The story largely comprises Lex’s reflections and memories of the childhood environment from her perspective now as a New York based lawyer. Their father is dead and their mother has just died in prison and therefore we know that some justice has been meted out.

Their family home has been bequeathed to the children and new plans are afoot to turn it into a community centre. It is thought that might in some redress some of the ill that took place there. It seems the only equitable solution for what is dubbed the house of horrors. For this to happen, Lex needs the signatures of all the children and that is the underlying storyline, how Lex comes to terms with her innumerable siblings whilst seeking their authority to turn the house into a force for good.

The structure of the novel is quite unusual. It can at times feel like a stream of consciousness as it slides between then and now, much like sucking on a toffee which you slide around your mouth and which occasionally gets stuck, which in turn feels quite jarring. Indeed it is a gruesomely well imagined house, where the children are held, sometimes in chains. Other people peer in, observe the house’s disorder, see the children covered in dirt but they never seem to take action.

Now, all these years later, there is still a mawkish public interest in what happened to the children. as it was such a large news item that has continued to resonate with readers.

The construct very much reflects the disjointed experience of the children, occasionally I felt disorientated and had to focus on where the narrative was going. This isn’t hard work, it is simply mirroring the experience of the children.

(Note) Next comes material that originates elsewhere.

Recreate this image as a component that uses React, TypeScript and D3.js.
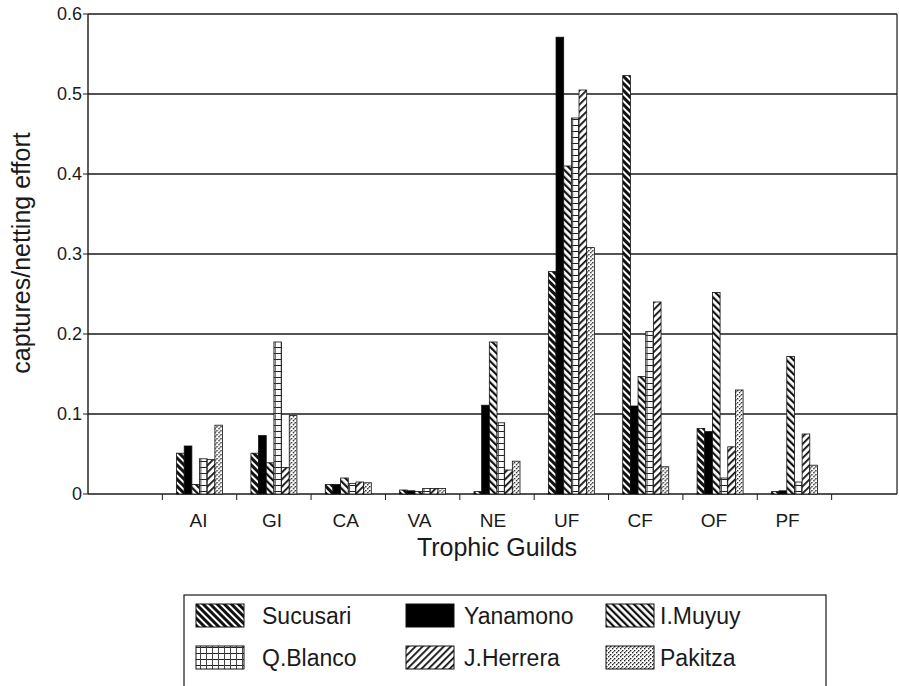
import React from "react";
import * as d3 from "d3";

const guilds = ["AI", "GI", "CA", "VA", "NE", "UF", "CF", "OF", "PF"];
const slots = ["_start", ...guilds, "_end"];
const yTicks = [0, 0.1, 0.2, 0.3, 0.4, 0.5, 0.6];

const sites = ["Sucusari", "Yanamono", "I.Muyuy", "Q.Blanco", "J.Herrera", "Pakitza"];

const sucusari = [0.051, 0.051, 0.012, 0.005, 0.003, 0.278, 0.523, 0.082, 0.003];
const yanamono = [0.06, 0.073, 0.012, 0.004, 0.111, 0.571, 0.11, 0.078, 0.004];
const iMuyuy = [0.012, 0.039, 0.02, 0.003, 0.19, 0.41, 0.147, 0.252, 0.172];
const qBlanco = [0.044, 0.19, 0.013, 0.007, 0.089, 0.47, 0.203, 0.02, 0.015];
const jHerrera = [0.043, 0.033, 0.015, 0.007, 0.03, 0.505, 0.24, 0.059, 0.075];
const pakitza = [0.086, 0.098, 0.014, 0.007, 0.041, 0.308, 0.034, 0.13, 0.036];

const seriesValues = [sucusari, yanamono, iMuyuy, qBlanco, jHerrera, pakitza];

const fills = [
  "url(#pSucusari)",
  "#000",
  "url(#pMuyuy)",
  "url(#pBlanco)",
  "url(#pHerrera)",
  "url(#pPakitza)",
];

const W = 899;
const H = 686;
const left = 88;
const right = 897;
const top = 14;
const bottom = 494;
const font = "'Liberation Sans', Arial, sans-serif";
const ink = "#1a1a1a";

const Patterns = () => (
  <defs>
    <pattern id="pSucusari" width={5} height={5} patternUnits="userSpaceOnUse" patternTransform="rotate(-45)">
      <rect width={5} height={5} fill="#fff" />
      <rect width={3} height={5} fill="#111" />
    </pattern>
    <pattern id="pMuyuy" width={5} height={5} patternUnits="userSpaceOnUse" patternTransform="rotate(-45)">
      <rect width={5} height={5} fill="#fff" />
      <rect width={2.2} height={5} fill="#111" />
    </pattern>
    <pattern id="pHerrera" width={5} height={5} patternUnits="userSpaceOnUse" patternTransform="rotate(45)">
      <rect width={5} height={5} fill="#fff" />
      <rect width={1.8} height={5} fill="#111" />
    </pattern>
    <pattern id="pBlanco" width={6} height={6} patternUnits="userSpaceOnUse">
      <rect width={6} height={6} fill="#fff" />
      <rect x={0} y={5} width={6} height={1} fill="#222" />
      <rect x={2} y={0} width={1} height={6} fill="#444" />
    </pattern>
    <pattern id="pPakitza" width={4} height={4} patternUnits="userSpaceOnUse">
      <rect width={4} height={4} fill="#fff" />
      <rect x={0} y={0} width={1.4} height={1.4} fill="#222" />
      <rect x={2} y={2} width={1.4} height={1.4} fill="#222" />
      <rect x={1} y={3} width={1} height={1} fill="#777" />
    </pattern>
  </defs>
);

export default function App() {
  const x = d3.scaleBand<string>().domain(slots).range([left, 906]);
  const xLabel = d3.scaleBand<string>().domain(slots).range([left, 898]);
  const y = d3.scaleLinear().domain([0, 0.6]).range([bottom, top]);

  // group of 6 bars spans ~46px inside a ~74px band
  const groupWidth = 46;
  const barX = d3
    .scaleBand<string>()
    .domain(sites)
    .range([(x.bandwidth() - groupWidth) / 2, (x.bandwidth() + groupWidth) / 2]);

  const swatchX = [196, 406, 606];
  const textX = [262, 464, 660];
  const legendRows = [604, 646];

  return (
    <svg
      width={W}
      height={H}
      style={{ position: "absolute", left: 0, top: 0, background: "#fff" }}
      fontFamily={font}
    >
      <Patterns />

      {/* gridlines */}
      {yTicks.map((t) => (
        <line key={`g${t}`} x1={left} x2={right} y1={y(t)} y2={y(t)} stroke={ink} strokeWidth={1.3} />
      ))}
      {/* frame */}
      <line x1={left} x2={left} y1={top} y2={bottom} stroke={ink} strokeWidth={1.4} />
      <line x1={right} x2={right} y1={top} y2={bottom} stroke={ink} strokeWidth={1.2} />

      {/* y ticks and labels */}
      {yTicks.map((t) => (
        <g key={`t${t}`}>
          <line x1={left - 5} x2={left} y1={y(t)} y2={y(t)} stroke={ink} strokeWidth={1} />
          <text x={left - 6} y={y(t)} dy="0.36em" textAnchor="end" fontSize={18} fill={ink}>
            {t === 0 ? "0" : d3.format(".1f")(t)}
          </text>
        </g>
      ))}
      <text
        transform={`translate(30,${253}) rotate(-90)`}
        textAnchor="middle"
        fontSize={25}
        fill={ink}
      >
        captures/netting effort
      </text>

      {/* category ticks */}
      {slots.slice(0, -1).map((s) => (
        <line
          key={`ct${s}`}
          x1={(x(s) ?? 0) + x.bandwidth()}
          x2={(x(s) ?? 0) + x.bandwidth()}
          y1={bottom}
          y2={bottom + 6}
          stroke={ink}
          strokeWidth={1}
        />
      ))}

      {/* bars */}
      {guilds.map((gName, gi) => (
        <g key={gName} transform={`translate(${x(gName)},0)`}>
          {sites.map((site, si) => {
            const v = seriesValues[si][gi];
            const y0 = y(v);
            return (
              <rect
                key={site}
                x={barX(site)}
                y={y0}
                width={barX.bandwidth()}
                height={Math.max(bottom - y0, 0.8)}
                fill={fills[si]}
                stroke="#111"
                strokeWidth={0.8}
              />
            );
          })}
        </g>
      ))}

      {/* category labels */}
      {guilds.map((gName) => (
        <text
          key={`l${gName}`}
          x={(xLabel(gName) ?? 0) + xLabel.bandwidth() / 2}
          y={527}
          textAnchor="middle"
          fontSize={19}
          fill={ink}
        >
          {gName}
        </text>
      ))}
      <text x={497} y={556} textAnchor="middle" fontSize={25} fill={ink}>
        Trophic Guilds
      </text>

      {/* legend (bottom edge falls off the page, as in the scan) */}
      <rect x={184} y={595} width={642} height={96} fill="none" stroke={ink} strokeWidth={1.2} />
      {sites.map((site, si) => {
        const col = si % 3;
        const row = Math.floor(si / 3);
        const ly = legendRows[row];
        return (
          <g key={`lg${site}`}>
            <rect x={swatchX[col]} y={ly} width={48} height={23} fill={fills[si]} stroke="#111" strokeWidth={1} />
            <text x={textX[col]} y={ly + 20} fontSize={23} fill={ink}>
              {site}
            </text>
          </g>
        );
      })}
    </svg>
  );
}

Yes, at times it feels like quite a brutal story but it is a powerful one that is so much more. How do people survive this? What are the dynamics between the remaining children, now adults? In part there is redemption because they have moved into adulthood with a huge amount of support, and yet there are still inevitable gaps – theirs was a childhood about as far from normal as it could have been. One character observes how they still seem starved (of emotion) yet their rehabilitation for the most part is quite amazing.

This is a novel you will choose for the story, not the location.

A stirring book that will stay with me. And, one to watch in 2021.